Ce qui le différencie ? L’usage de masques artisanaux fabriqués par les enfants eux-mêmes, souvent aidés par les grands-parents. Une manière douce de transmettre un savoir-faire tout en créant du lien au sein des familles.
Entre racines profondes et résilience culturelle
Le Valais, par sa géographie morcelée, a développé une multitude de micro-traditions, souvent cantonnées à une vallée, voire un village. Cette diversité est à la fois une richesse et un défi. Car nombre de ces rites, chants ou dialectes sont menacés par la mondialisation culturelle, l’uniformisation des loisirs ou le vieillissement de la population rurale.
Bonne nouvelle : les initiatives communautaires se multiplient. Comités locaux, associations d’habitants, musées de village ou classes d’école reprennent la main, avec une conviction partagée : seules les traditions vécues restent vivantes. Et ce sont souvent les plus discrètes, les plus locales, qui racontent le mieux l’identité valaisanne.

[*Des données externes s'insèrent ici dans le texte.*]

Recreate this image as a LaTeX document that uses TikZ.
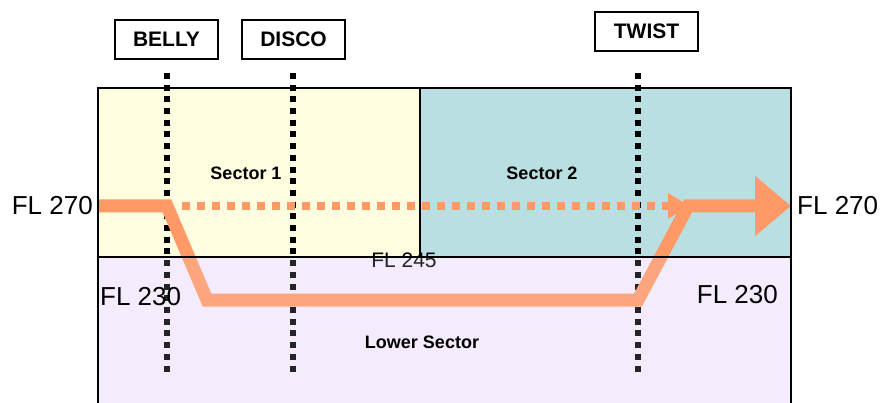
\documentclass[tikz,border=0pt]{standalone}
\usepackage{fontspec}
\setmainfont{Liberation Sans}
\usepackage{tikz}
\usetikzlibrary{arrows.meta}

\definecolor{secone}{HTML}{FFFDE0}
\definecolor{sectwo}{HTML}{B9DFE2}
\definecolor{seclow}{HTML}{F4ECFC}
\definecolor{route}{HTML}{FF9966}

\begin{document}
\begin{tikzpicture}[x=1pt, y=-1pt,
  fix/.style={draw, line width=2pt, minimum width=103pt, minimum height=39pt, inner sep=0pt, font=\fontsize{21}{21}\selectfont\bfseries},
  fixline/.style={line width=6.5pt, dash pattern=on 6pt off 5.7pt},
  fl/.style={font=\fontsize{26}{26}\selectfont, inner sep=0pt},
  sec/.style={font=\fontsize{18}{18}\selectfont\bfseries}]
  \useasboundingbox (0,0) rectangle (880,403);
  \fill[secone] (98,88) rectangle (420,257);
  \fill[sectwo] (420,88) rectangle (791,257);
  \fill[seclow] (98,257) rectangle (791,410);
  \node[sec] (s1) at (246,173) {Sector 1};
  \node[sec] (s2) at (542,173) {Sector 2};
  \node[font=\fontsize{21}{21}\selectfont, inner sep=0pt] (fl245) at (404,260) {FL 245};

  \node[fix] (belly) at (166.5,39.5) {BELLY};
  \node[fix] (disco) at (293.5,39.5) {DISCO};
  \node[fix] (twist) at (646.5,31.5) {TWIST};
  \foreach \x in {167,293,638}
    \draw[fixline] (\x,73) -- (\x,371.5);

  \coordinate (in) at (98,206);
  \coordinate (c1) at (167,206);
  \coordinate (c2) at (207,300);
  \coordinate (c3) at (638,300);
  \coordinate (c4) at (688,206);
  \coordinate (out) at (791,206);
  \coordinate (d1) at (182,206);
  \coordinate (d2) at (690,206);
  \draw[route, line width=8pt, dash pattern=on 8pt off 7pt, -{Triangle[length=22pt,width=24pt]}] (d1) -- (d2);
  \draw[route, line width=13pt, miter limit=3, -{Triangle[length=36pt,width=58pt]}]
    (in) -- (c1) -- (c2) -- (c3) -- (c4) -- (out);

  \fill[seclow, opacity=.15] (98,257) rectangle (791,410);
  \draw[line width=2pt] (98,410) -- (98,88) -- (791,88) -- (791,410);
  \draw[line width=2pt] (98,257) -- (791,257);
  \draw[line width=2pt] (420,88) -- (420,257);

  \node[sec] (low) at (422,342) {Lower Sector};
  \node[fl, anchor=east] (l270) at ([xshift=-5pt]in) {FL 270};
  \node[fl, anchor=west] (r270) at ([xshift=6pt]out) {FL 270};
  \node[fl, anchor=west] (l230) at (100,297) {FL 230};
  \node[fl, anchor=east] (r230) at (778,295) {FL 230};
\end{tikzpicture}
\end{document}
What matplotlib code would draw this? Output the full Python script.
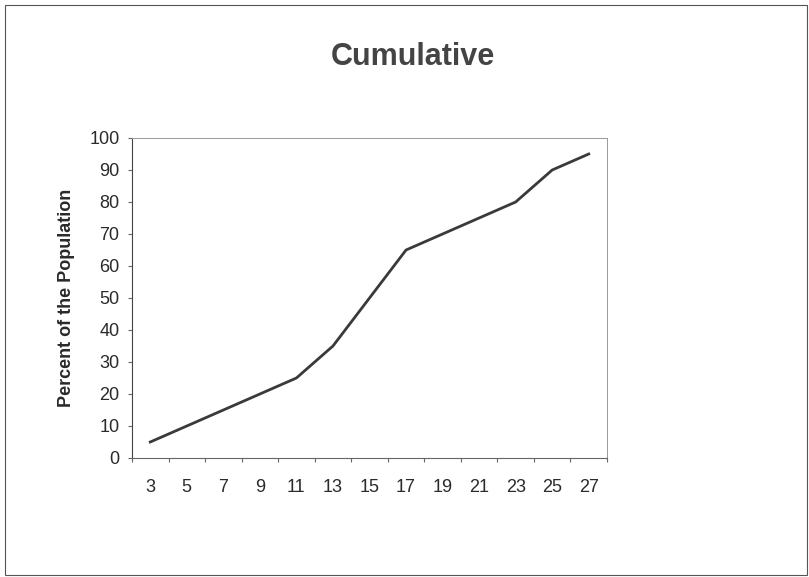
import matplotlib.pyplot as plt
from matplotlib.patches import Rectangle

# --- Data ---
categories = ["3", "5", "7", "9", "11", "13", "15", "17", "19", "21", "23", "25", "27"]
percent = [5, 10, 15, 20, 25, 35, 50, 65, 70, 75, 80, 90, 95]
y_ticks = [0, 10, 20, 30, 40, 50, 60, 70, 80, 90, 100]

plt.rcParams["font.family"] = ["Liberation Sans", "DejaVu Sans"]

fig = plt.figure(figsize=(8.09, 5.77), dpi=100)
ax = fig.add_axes([132 / 809, 1 - 458 / 577, 475 / 809, 320 / 577])

# --- Line ---
pos = list(range(len(categories)))
ax.plot(pos, percent, color="#3a3a3a", linewidth=2.0)

# --- Category axis: labels centred, ticks between categories ---
ax.set_xlim(-0.5, len(categories) - 0.5)
ax.set_xticks([p - 0.5 for p in pos] + [len(categories) - 0.5])
ax.set_xticklabels([])
ax.set_xticks(pos, minor=True)
ax.set_xticklabels(categories, minor=True)
ax.tick_params(axis="x", which="major", direction="out", length=3, width=0.8, color="#666666")
ax.tick_params(axis="x", which="minor", length=0, pad=15, labelsize=13, labelcolor="#2a2a2a")

ax.set_ylim(0, 100)
ax.set_yticks(y_ticks)
ax.tick_params(axis="y", direction="out", length=3, width=0.8, color="#666666",
               labelsize=13, labelcolor="#2a2a2a", pad=6)
ax.set_ylabel("Percent of the Population", fontsize=13, fontweight="bold",
              color="#2a2a2a", labelpad=10)

# --- Style plot area ---
ax.spines["left"].set_color("#444444")
ax.spines["bottom"].set_color("#666666")
for s in ["top", "right"]:
    ax.spines[s].set_color("#999999")
    ax.spines[s].set_linewidth(0.7)

fig.text(413 / 809, 1 - 57 / 577, "Cumulative", ha="center", va="center",
         fontsize=22, fontweight="bold", color="#444444")

# --- Outer chart border ---
fig.patches.append(Rectangle((5 / 809, 2 / 577), 802 / 809, 570 / 577,
                             transform=fig.transFigure, fill=False,
                             edgecolor="#555555", linewidth=0.8))

fig.savefig("out.png", dpi=100)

Des pistes pour les curieux
Envie de découvrir ces traditions de l’intérieur ? Voici quelques suggestions d’événements ou lieux authentiques à visiter :
- Le Musée du Lötschental à Kippel, pour plonger dans le monde mystérieux des masques de carnaval
- Les Brisayes à Fully, généralement en janvier et février – pensez à réserver (et à vous équiper contre le froid des caves)

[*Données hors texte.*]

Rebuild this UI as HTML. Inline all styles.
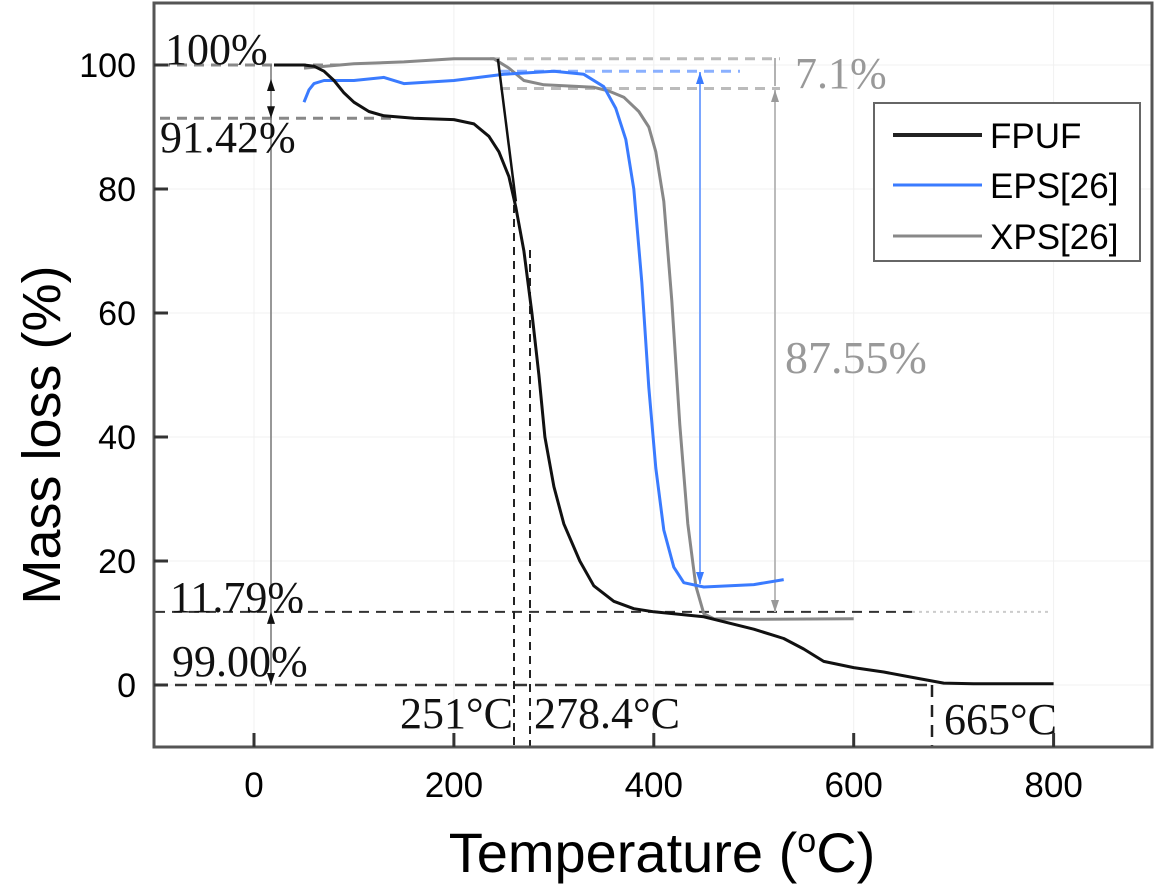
<!DOCTYPE html>
<html><head><meta charset="utf-8"><style>
html,body{margin:0;padding:0;background:#fff}
svg{display:block}
.sans{font-family:"Liberation Sans",sans-serif}
.serif{font-family:"Liberation Serif",serif}
</style></head><body>
<svg id="chart" width="1156" height="886" viewBox="0 0 1156 886">
<g id="grid"></g>
<g id="annot"></g>
<g id="series"></g>
<rect x="154" y="3" width="998" height="744" fill="none" stroke="#555" stroke-width="3"/>
<g id="ticks"></g>
<text class="sans" x="662" y="872" font-size="56" text-anchor="middle">Temperature (<tspan font-size="34" dy="-20">o</tspan><tspan dy="20">C)</tspan></text>
<text class="sans" transform="translate(60,435) rotate(-90)" font-size="54" text-anchor="middle">Mass loss (%)</text>
<g>
<rect x="874" y="103" width="266" height="158" fill="#fff" stroke="#666" stroke-width="2"/>
<line x1="893" y1="135" x2="982" y2="135" stroke="#222" stroke-width="4"/>
<text class="sans" x="990" y="148" font-size="35">FPUF</text>
<line x1="893" y1="185" x2="982" y2="185" stroke="#3a7bff" stroke-width="3"/>
<text class="sans" x="990" y="198" font-size="35">EPS[26]</text>
<line x1="893" y1="236" x2="982" y2="236" stroke="#888" stroke-width="3"/>
<text class="sans" x="990" y="249" font-size="35">XPS[26]</text>
</g>
</svg>
<script>
const xTicks=[0,200,400,600,800];
const yTicks=[0,20,40,60,80,100];
const fpufT=[20,50,60,70,80,90,100,115,130,160,200,220,235,245,255,262,270,278,285,291,300,310,326,340,360,380,400,450,500,530,550,570,600,630,660,690,720,800];
const fpufM=[100,100,99.8,99,97.5,95.5,94,92.5,91.8,91.4,91.2,90.5,88.5,86,82,77,70,60,50,40,32,26,20,16,13.5,12.3,11.8,11,9,7.5,5.8,3.8,2.8,2.1,1.2,0.3,0.2,0.2];
const epsT=[50,55,60,70,100,130,150,200,250,300,330,350,362,372,380,388,395,402,410,420,430,450,500,530];
const epsM=[94,96,97,97.5,97.5,98,97,97.5,98.5,99,98.5,96.5,93,88,80,65,48,35,25,19,16.5,15.8,16.2,17];
const xpsT=[50,100,150,200,240,255,270,290,340,355,370,385,395,402,410,418,426,434,442,450,460,500,600];
const xpsM=[99.5,100.2,100.5,101,101,99.5,97.5,96.8,96.4,95.8,94.8,92.5,90,86,78,62,42,26,16,11.5,10.7,10.6,10.7];
const X=v=>254+v*0.9995;
const Y=v=>747-(v+10)*6.2;
const NS='http://www.w3.org/2000/svg';
function mk(tag,attrs,parent){const e=document.createElementNS(NS,tag);for(const k in attrs)e.setAttribute(k,attrs[k]);document.getElementById(parent).appendChild(e);return e;}
xTicks.forEach(t=>{
 const g=mk('line',{x1:X(t),x2:X(t),y1:3,y2:747,stroke:'#f0f0f0','stroke-width':1},'grid');
 
 
 const l=mk('line',{x1:X(t),x2:X(t),y1:747,y2:733,stroke:'#333','stroke-width':3},'ticks');
 
 
 const tx=mk('text',{x:X(t),y:797,'font-size':35,'text-anchor':'middle',class:'sans'},'ticks');
 tx.textContent=t;
 
 
});
yTicks.forEach(t=>{
 const g=mk('line',{x1:154,x2:1152,y1:Y(t),y2:Y(t),stroke:'#f0f0f0','stroke-width':1},'grid');
 
 
 const l=mk('line',{x1:154,x2:168,y1:Y(t),y2:Y(t),stroke:'#333','stroke-width':3},'ticks');
 
 
 const tx=mk('text',{x:136,y:Y(t)+12,'font-size':34,'text-anchor':'end',class:'sans'},'ticks');
 tx.textContent=t;
 
 
});
function path(T,M,color,w,name){
 let d='';T.forEach((t,i)=>{d+=(i?'L':'M')+X(t).toFixed(1)+','+Y(M[i]).toFixed(1);});
 const p=mk('path',{d:d,fill:'none',stroke:color,'stroke-width':w,'stroke-linejoin':'round'},'series');
 
 
}
function ln(x1,y1,x2,y2,c,w,dash,name){
 const l=mk('line',{x1:x1,y1:y1,x2:x2,y2:y2,stroke:c,'stroke-width':w},'annot');
 if(dash)l.setAttribute('stroke-dasharray',dash);
 
 
}
function txt(x,y,s,size,c,anchor,name){
 const t=mk('text',{x:x,y:y,'font-size':size,fill:c,'text-anchor':anchor||'start',class:'serif'},'annot');
 t.textContent=s;
 
 
}
function arrowHead(x,y,dir,c,name){
 const s=dir<0?-1:1;
 const p=mk('polygon',{points:`${x-4},${y-12*s} ${x+4},${y-12*s} ${x},${y}`,fill:c},'annot');
 
 
}
ln(160,Y(100),340,Y(100),'#888',3,'10 7','ref-100');
ln(490,Y(101),780,Y(101),'#bbb',3,'10 7','ref-xps-top');
ln(500,Y(99),740,Y(99),'#8ab0ff',3,'10 7','ref-eps-top');
ln(500,Y(96.2),780,Y(96.2),'#bbb',3,'10 7','ref-xps-96');
ln(160,Y(91.42),392,Y(91.42),'#888',3,'10 7','ref-91');
ln(155,Y(11.79),912,Y(11.79),'#333',2,'10 7','ref-11');
ln(912,Y(11.79),1050,Y(11.79),'#ccc',2,'3 4','ref-11-dotted');
ln(155,Y(0),935,Y(0),'#333',2.5,'12 8','ref-0');
ln(514,205,514,747,'#222',2,'8 6','vline-251');
ln(530,250,530,747,'#222',2,'8 6','vline-278');
ln(932,685,932,747,'#222',2.5,'12 8','vline-665');
ln(271,65,271,685,'#777',1.5,null,'span-line');
arrowHead(271,Y(100)+14,-1,'#111','arrow-up-1');arrowHead(271,Y(91.42),1,'#111','arrow-down-1');
arrowHead(271,Y(11.79),-1,'#111','arrow-up-2');arrowHead(271,Y(0),1,'#111','arrow-down-2');
ln(700,72,700,584,'#7aa6ff',2,null,'eps-span');
arrowHead(700,72,-1,'#3a7bff','eps-arrow-up');arrowHead(700,584,1,'#3a7bff','eps-arrow-down');
ln(775,88,775,612,'#bbb',2,null,'xps-span');
arrowHead(775,90,-1,'#999','xps-arrow-up');arrowHead(775,612,1,'#999','xps-arrow-down');
ln(775,58,775,86,'#999',1.5,null,'xps-7-span');
txt(165,64,'100%',44,'#111','start','label-100');
txt(160,152,'91.42%',44,'#111','start','label-91');
txt(170,612,'11.79%',44,'#111','start','label-11');
txt(172,676,'99.00%',44,'#111','start','label-99');
txt(513,728,'251°C',44,'#111','end','label-251');
txt(534,728,'278.4°C',44,'#111','start','label-278');
txt(944,734,'665°C',44,'#111','start','label-665');
txt(795,88,'7.1%',44,'#999','start','label-7');
txt(785,373,'87.55%',46,'#999','start','label-87');
path(xpsT,xpsM,'#888',3,'xps-line');
path(epsT,epsM,'#3a7bff',3,'eps-line');
path(fpufT,fpufM,'#111',3,'fpuf-line');
const s=mk('line',{x1:X(244),y1:Y(101),x2:X(262),y2:Y(78),stroke:'#111','stroke-width':2.5},'series');


</script>
</body></html>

- Une veillée de Noël à Visperterminen – discrètes, elles se transmettent souvent par bouche-à-oreille
- Une bataille de Reines à Aproz ou Chippis, entre avril et mai, pour une immersion dans la ferveur rurale
- Le Musée d’Hérémence, riche en témoignages oraux et objets du quotidien alpestre
Si le Valais vous semblait familier, attendez d’explorer ses traditions cachées. À l’écart des circuits balisés, elles racontent une autre histoire : celle d’un peuple de montagne, fier et humble à la fois, qui a appris à concilier modernité et mémoire vivante. Et si vous êtes silencieux, curieux et respectueux, vous y serez toujours bien accueilli.